Law School Case Brief
Holmes v. Summer - 188 Cal. App. 4th 1510, 116 Cal. Rptr. 3d 419 (2010)
Where a seller of real estate knows of facts materially affecting the value or desirability of the property which are known or accessible only to him and also knows that such facts are not known to, or within the reach of the diligent attention and observation of the buyer, the seller is under a duty to disclose them to the buyer. When the seller's real estate agent or broker is also aware of such facts, he or she is under the same duty of disclosure. A real estate agent or broker may be liable for mere nondisclosure since his or her conduct in the transaction amounts to a representation of the nonexistence of the facts which he has failed to disclose.
After the buyers made an offer on a residence, the brokers prepared a counteroffer on the seller's behalf without disclosing to the buyers that the existing debt on the property far exceeded the purchase price. The buyers alleged that they sold their existing home in order to purchase the seller's property before learning that the seller could not convey clear title. The trial court ruled that the brokers had breached no duty to the buyers.
Did the trial court err in holding that the brokers had breached no duty to the buyers?

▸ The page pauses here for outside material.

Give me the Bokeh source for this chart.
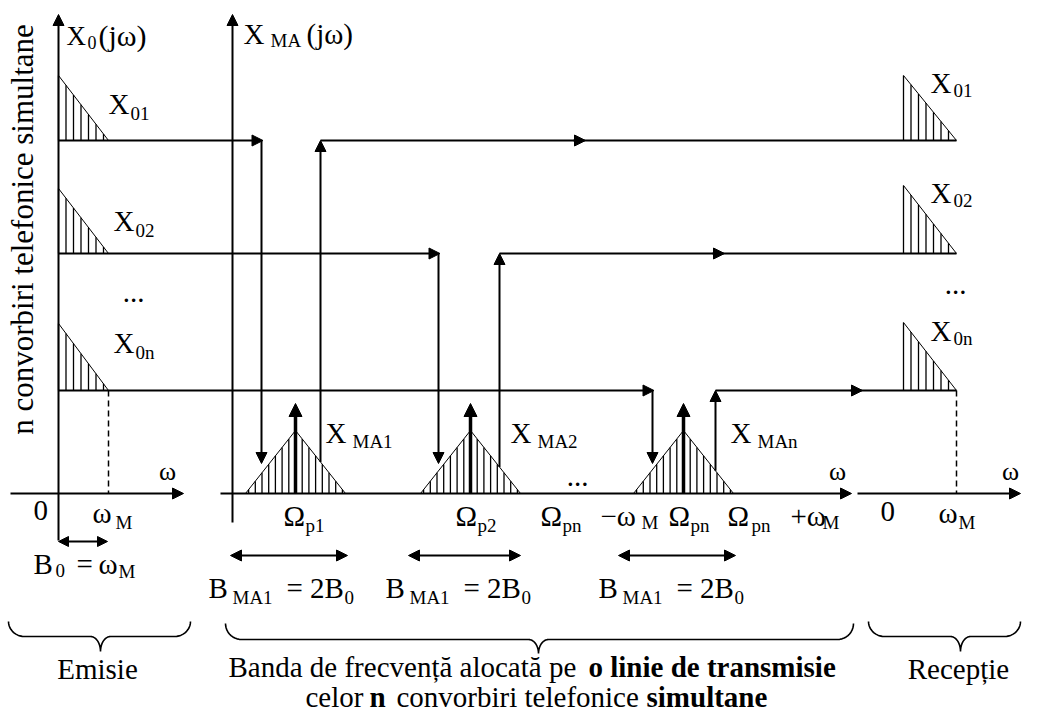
import numpy as np
from bokeh.plotting import figure
from bokeh.models import Range1d, Arrow, NormalHead, ColumnDataSource
from bokeh.embed import file_html
from bokeh.resources import INLINE
from bokeh.core.properties import value

# ---------------- data (diagram units) ----------------
channels = ["1", "2", "n"]
row_level = [140, 253, 390]        # level of each telephone channel row
left_peak = [75, 188, 323]         # top of X0k spectrum, emission side
right_peak = [75, 185, 322]        # top of X0k spectrum, reception side
carriers = [295, 470, 683]         # Omega_p1, Omega_p2, Omega_pn on the line
band_half = 50                     # omega_M measured on the line axis
mod_peak = 430                     # top of each X_MAk spectrum
drop_x = [261, 438, 652]           # where each channel enters the modulator
rise_x = [320, 499, 715]           # where each channel leaves the line
mid_arrow_x = [585, 724, 862]
row_sub = ["01", "02", "0n"]
ma_sub = ["MA1", "MA2", "MAn"]
carrier_sub = ["p1", "p2", "pn"]

AXIS_Y = 493
L0, LWM = 58, 108       # emission: origin and omega_M
M0 = 232                # line axis origin
R0, RWM = 903, 956      # reception spectrum start and omega_M
FONT = value("Liberation Serif")
TEXT_DY = -10           # baseline correction of the text renderer

p = figure(width=1022, height=711, x_range=Range1d(0, 1022), y_range=Range1d(711, 0),
           output_backend="svg", toolbar_location=None, min_border=0,
           x_axis_type=None, y_axis_type=None)
p.outline_line_color = None
p.background_fill_color = "white"
p.border_fill_color = "white"


def arrow(x0, y0, x1, y1, both=False, size=11, lw=2):
    head = lambda: NormalHead(size=size, fill_color="black", line_color="black", line_width=1)
    p.add_layout(Arrow(end=head(), start=head() if both else None,
                       x_start=x0, y_start=y0, x_end=x1, y_end=y1,
                       line_width=lw, line_color="black"))


# ---- axes ----
arrow(L0, 540, L0, 14)
arrow(10, AXIS_Y, 183, AXIS_Y)
arrow(M0, 522, M0, 14)
arrow(220, AXIS_Y, 851, AXIS_Y)
arrow(857, AXIS_Y, 1020, AXIS_Y)

# ---- emission / reception baseband spectra + hatching ----
hx, hy0, hy1 = [], [], []
tri_xs, tri_ys = [], []
for lvl, pk_l, pk_r in zip(row_level, left_peak, right_peak):
    tri_xs += [[L0, LWM], [R0, RWM]]
    tri_ys += [[pk_l, lvl], [pk_r, lvl]]
    for k in range(7):
        x = L0 + 7.5 * k
        hx.append(x); hy0.append(lvl); hy1.append(pk_l + (x - L0) / (LWM - L0) * (lvl - pk_l))
        x = R0 + 7.5 * k
        hx.append(x); hy0.append(lvl); hy1.append(pk_r + (x - R0) / (RWM - R0) * (lvl - pk_r))
# modulated spectra
for c in carriers:
    tri_xs.append([c - band_half, c, c + band_half])
    tri_ys.append([AXIS_Y, mod_peak, AXIS_Y])
    for k in list(range(-7, 0)) + list(range(1, 8)):
        x = c + 6.7 * k
        hx.append(x); hy0.append(AXIS_Y)
        hy1.append(AXIS_Y - (AXIS_Y - mod_peak) * (1 - abs(x - c) / band_half))
    arrow(c, AXIS_Y, c, 403, size=13, lw=3.5)

p.multi_line(tri_xs, tri_ys, line_color="black", line_width=1)
p.segment(hx, hy0, hx, hy1, line_color="black", line_width=1.3)

# dashed omega_M markers
p.segment([LWM, RWM], [row_level[-1]] * 2, [LWM, RWM], [AXIS_Y] * 2,
          line_color="black", line_width=1.5, line_dash="6 4")

# ---- signal paths ----
for lvl, dx, rx, mx, c in zip(row_level, drop_x, rise_x, mid_arrow_x, carriers):
    arrow(L0, lvl, dx + 1.5, lvl)
    arrow(dx, lvl, dx, 463)
    y_up = mod_peak + (rx - c) / band_half * (AXIS_Y - mod_peak)
    arrow(rx, y_up, rx, lvl)
    p.line([rx, RWM], [lvl, lvl], line_color="black", line_width=2)
    arrow(mx - 12, lvl, mx, lvl)

# bandwidth double arrows
arrow(L0, 541, 107, 541, both=True, size=10)
for x0, x1 in [(230, 347), (408, 520), (618, 735)]:
    arrow(x0, 555, x1, 555, both=True, size=11)

# ---- braces ----
def brace(x0, x1, xt, top, base, tip, r=16, r2=10):
    t = np.linspace(0, np.pi / 2, 12)
    xs = list(x0 + r - r * np.cos(t)); ys = list(top + (base - top) * np.sin(t))
    xs += list(xt - r2 + r2 * np.sin(t)); ys += list(tip - (tip - base) * np.cos(t))
    xs += list(xt + r2 * (1 - np.cos(t))); ys += list(tip - (tip - base) * np.sin(t))
    xs += list(x1 - r + r * np.sin(t)); ys += list(base - (base - top) * (1 - np.cos(t)))
    return xs, ys

bx, by = [], []
for args in [(8, 190, 100, 621, 636, 651), (225, 853, 538, 623, 639, 653), (868, 1020, 960, 621, 636, 651)]:
    xs, ys = brace(*args)
    bx.append(xs); by.append(ys)
p.multi_line(bx, by, line_color="black", line_width=1.6)

# ---- texts ----
T = dict(x=[], y=[], t=[], fs=[], st=[], al=[])

def lab(x, y, t, fs=29, st="normal", al="left"):
    T["x"].append(x); T["y"].append(y + TEXT_DY); T["t"].append(t)
    T["fs"].append(f"{fs}px"); T["st"].append(st); T["al"].append(al)

SUB = 19
lab(66, 45, "X", 27); lab(87, 52, "0", 18); lab(98, 45, "(jω)", 30)
lab(243, 43, "X", 29); lab(270, 50, "MA", SUB); lab(306, 43, "(jω)", 29)

for (xl, yl), (xr, yr), s in zip([(108, 113), (113, 230), (113, 352)],
                                  [(930, 92), (930, 202), (930, 340)], row_sub):
    lab(xl, yl, "X"); lab(xl + 22, yl + 10, s, SUB)
    lab(xr, yr, "X"); lab(xr + 23, yr + 8, s, SUB)
lab(133, 302, "...", 29, al="center")
lab(955, 294, "...", 29, al="center")

for x, s in zip([325, 510, 730], ma_sub):
    lab(x, 442, "X"); lab(x + 27, 451, s, SUB)

for x, s in zip([283, 455, 540], carrier_sub):
    lab(x, 525, "Ω"); lab(x + 22, 535, s, SUB)
lab(600, 525, "−ω"); lab(641, 532, "M", SUB)
lab(668, 525, "Ω"); lab(690, 535, carrier_sub[2], SUB)
lab(727, 525, "Ω"); lab(751, 535, carrier_sub[2], SUB)
lab(790, 525, "+ω"); lab(822, 532, "M", SUB)
lab(577, 486, "...", 29, al="center")

for x in [167, 837, 1010]:
    lab(x, 481, "ω", 26, al="center")
lab(33, 520, "0"); lab(92, 522, "ω"); lab(115, 532, "M", SUB)
lab(880, 521, "0"); lab(938, 522, "ω"); lab(958, 532, "M", SUB)
lab(33, 573, "B"); lab(55, 580, "0", SUB); lab(76, 573, "="); lab(98, 573, "ω"); lab(118, 581, "M", SUB)

for x0 in [208, 385, 598]:
    lab(x0, 597, "B"); lab(x0 + 24, 607, "MA1", SUB)
    lab(x0 + 78, 597, "= 2B"); lab(x0 + 136, 607, "0", SUB)

lab(97, 678, "Emisie", 29, al="center")
lab(958, 678, "Recepție", 29, al="center")
lab(228, 676, "Banda de frecvență alocată pe", 29)
lab(588, 676, "o linie de transmisie", 29, st="bold")
lab(305, 706, "celor", 29)
lab(369, 706, "n", 29, st="bold")
lab(396, 706, "convorbiri telefonice", 29)
lab(646, 706, "simultane", 29, st="bold")

src = ColumnDataSource(T)
p.text(x="x", y="y", text="t", source=src, text_font=FONT, text_font_size="fs",
       text_font_style="st", text_align="al", text_baseline="alphabetic", text_color="black")

p.text(x=[22], y=[229], text=["n convorbiri telefonice simultane"], angle=np.pi / 2,
       text_font=FONT, text_font_size="31px", text_align="center", text_baseline="middle",
       text_color="black")

open("out.html", "w").write(file_html(p, INLINE))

The court stated that although a seller's agent did not generally owe a fiduciary duty to a buyer, a seller's agent nonetheless owed the buyer the affirmative duties of care, honesty, good faith, fair dealing, and disclosure, as reflected in Civ. Code, § 2079.16, as well as such other nonfiduciary duties as were otherwise imposed by law. The court concluded that when a real estate agent or broker was aware of monetary liens and encumbrances exceeding the sales price of a residential property, so as to require either the cooperation of the lender in a short sale or the ability of the seller to put a substantial amount of cash into the escrow to obtain their release, the agent or broker had a duty to disclose this state of affairs to a buyer.